On NBC’s “Meet the Press” this morning, Sen. Jim Webb (D-VA) discussed his 21st Century GI Bill, which would dramatically expand educational benefits for returning veterans. President Bush, however, has vowed to veto the bill. Webb blasted Bush for this unprecedented action:
No president in history has vetoed a benefits bill for those who served. … The Republican party is on the block here, to clearly demonstrate that they value military service or suffer the consequences of losing the support of people who’ve served. … The president has a choice here to show how much he values military service.
The Pentagon has suggested that Webb’s bill is too generous in conferring benefits to soldiers after “only” two years of service. However, as Webb pointed out, soldiers would still have to finish their enlistment term. What’s more, as a recent CBO report showed, any loss in reenlistment rates is entirely made up for by increased military recruits.
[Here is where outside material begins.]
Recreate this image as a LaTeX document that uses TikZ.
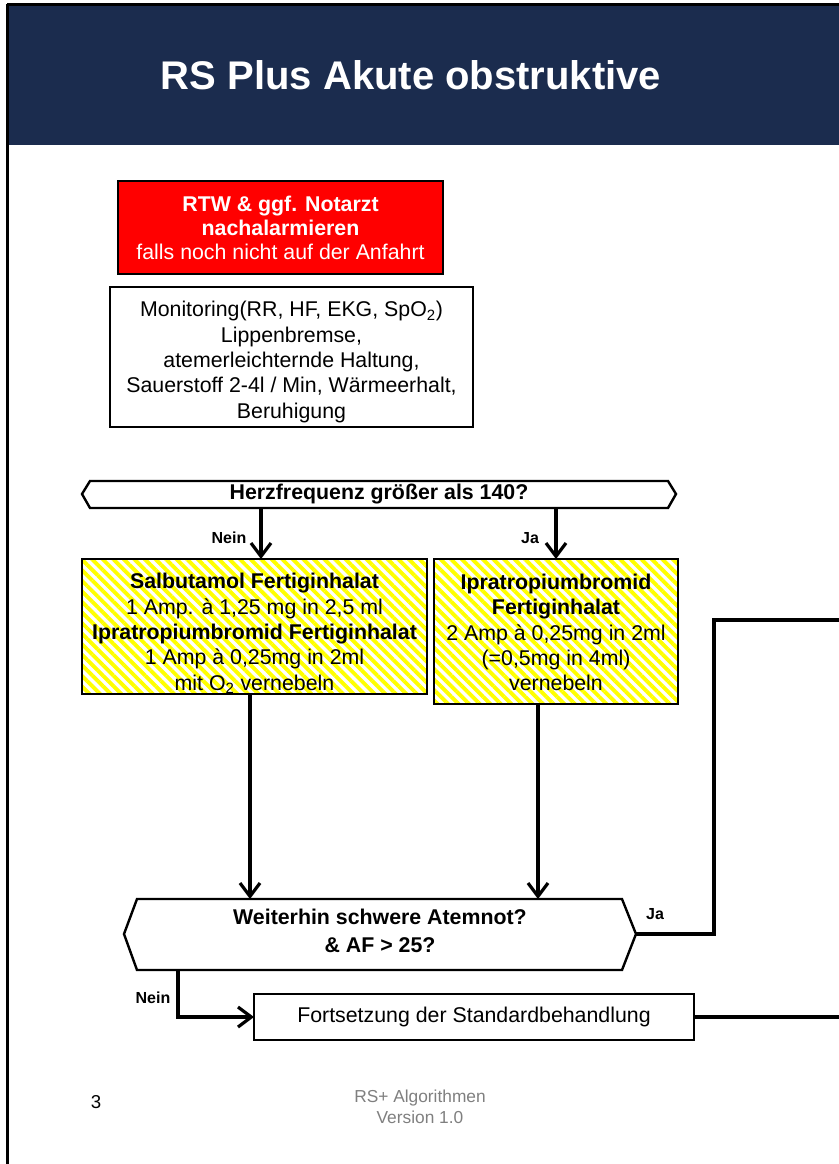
\documentclass[tikz,border=0pt]{standalone}
\usepackage{fontspec}
\setmainfont{Liberation Sans}
\usetikzlibrary{arrows.meta,patterns.meta,calc}
\definecolor{navy}{HTML}{1B2C4E}
\definecolor{footgray}{HTML}{7F7F7F}
\begin{document}
\begin{tikzpicture}[x=0.75pt,y=-0.75pt,
  txt/.style={font=\fontsize{16}{19}\selectfont, align=center},
  box/.style={draw=black, line width=1.7pt, inner sep=0pt, outer sep=0pt, anchor=north west, txt},
  striped/.style={box, preaction={fill=white}, pattern={Lines[angle=-45,distance=5.6pt,line width=2.9pt]}, pattern color=yellow},
  conn/.style={line width=2.6pt},
  arr/.style={conn, -{Straight Barb[length=10pt,width=15pt,line width=2.4pt]}},
  lbl/.style={font=\bfseries\fontsize{12}{14}\selectfont},
  hex/.style={draw=black, line width=1.8pt}
]
\useasboundingbox (0,0) rectangle (839,1164);
% frame and banner
\fill[navy] (8,5) rectangle (839,145);
\draw[line width=1.8pt] (7,4.5) -- (839,4.5);
\draw[line width=2pt] (7.5,4) -- (7.5,1164);
\node[text=white, font=\bfseries\fontsize{30}{36}\selectfont] (title) at (411,75) {RS Plus Akute obstruktive};

% top boxes
\node[box, fill=red, text=white, minimum width=243.75pt, minimum height=69.75pt, font=\fontsize{16}{18}\selectfont] (rtw) at (118,181)
  {\textbf{RTW \& ggf. Notarzt}\\\textbf{nachalarmieren}\\falls noch nicht auf der Anfahrt};
\node[box, fill=white, minimum width=272.25pt, minimum height=105pt] (mon) at (110,287) {};
\node[txt] (mon-t) at ($(mon.center)+(0,5)$)
  {Monitoring(RR, HF, EKG, SpO\textsubscript{2})\\Lippenbremse,\\atemerleichternde Haltung,\\Sauerstoff 2-4l / Min, Wärmeerhalt,\\Beruhigung};

% decision 1
\draw[hex] (82,494) -- (90,481) -- (668,481) -- (676,494) -- (668,508) -- (90,508) -- cycle;
\node[font=\bfseries\fontsize{16}{19}\selectfont] (hf) at (379,494) {Herzfrequenz größer als 140?};
\coordinate (hf-nein) at (261,508);
\coordinate (hf-ja) at (556,508);

% treatment boxes
\node[striped, minimum width=258.75pt, minimum height=101.25pt] (sal) at (82,559) {};
\node[txt] (sal-t) at ($(sal.center)+(0,7)$)
  {\textbf{Salbutamol Fertiginhalat}\\1 Amp. à 1,25 mg in 2,5 ml\\\textbf{Ipratropiumbromid Fertiginhalat}\\1 Amp à 0,25mg in 2ml\\mit O\textsubscript{2} vernebeln};
\node[striped, minimum width=183pt, minimum height=108.75pt] (ipr) at (434,559) {};
\node[txt] (ipr-t) at ($(ipr.center)+(0,1)$)
  {\textbf{Ipratropiumbromid}\\\textbf{Fertiginhalat}\\2 Amp à 0,25mg in 2ml\\(=0,5mg in 4ml)\\vernebeln};

\draw[arr] (hf-nein) -- (hf-nein |- sal.north);
\draw[arr] (hf-ja) -- (hf-ja |- ipr.north);
\node[lbl] (l-nein1) at (229,538) {Nein};
\node[lbl] (l-ja1) at (530,538) {Ja};

% decision 2
\draw[hex] (124,934) -- (137,899) -- (622,899) -- (636,934) -- (622,970) -- (137,970) -- cycle;
\node[font=\bfseries\fontsize{16}{21}\selectfont, align=center] (wa) at (380,931) {Weiterhin schwere Atemnot?\\\& AF > 25?};
\coordinate (wa-in1) at (250,899);
\coordinate (wa-in2) at (538,899);
\coordinate (wa-east) at (636,934);
\coordinate (wa-nein) at (178,970);

\draw[arr] (sal.south -| wa-in1) -- (wa-in1);
\draw[arr] (ipr.south -| wa-in2) -- (wa-in2);

% Ja branch
\coordinate (ja-up) at (714,620);
\coordinate (ja-out) at (839,620);
\draw[conn] (wa-east) -- (wa-east -| ja-up) -- (ja-up) -- (ja-out);
\node[lbl] (l-ja2) at (655,914) {Ja};

% Nein branch
\node[box, fill=white, minimum width=330pt, minimum height=34.5pt] (fort) at (254,994) {Fortsetzung der Standardbehandlung};
\draw[arr] (wa-nein) -- (wa-nein |- fort.west) -- (fort.west);
\node[lbl] (l-nein2) at (153,998) {Nein};
\coordinate (fort-out) at (839,1017);
\draw[conn] (fort.east) -- (fort-out);

% footer
\node[font=\fontsize{14}{16}\selectfont] (page) at (96,1102) {3};
\node[text=footgray, font=\fontsize{13}{16}\selectfont, align=center] (foot) at (420,1107) {RS+ Algorithmen\\Version 1.0};
\end{tikzpicture}
\end{document}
Sen. John McCain (R-AZ) and his allies have introduced their own version of the bill, which would reserve the most generous benefits for those who have served at least 12 years. Webb pointed out that it would exclude the vast majority of service members:
Seventy to 75 percent of the ground troops in the Army and the Marine Corps have left the service by the end of their first enlistment. And those are the people who are not being taken care of. … They are not getting an opportunity for the first-class education they deserve.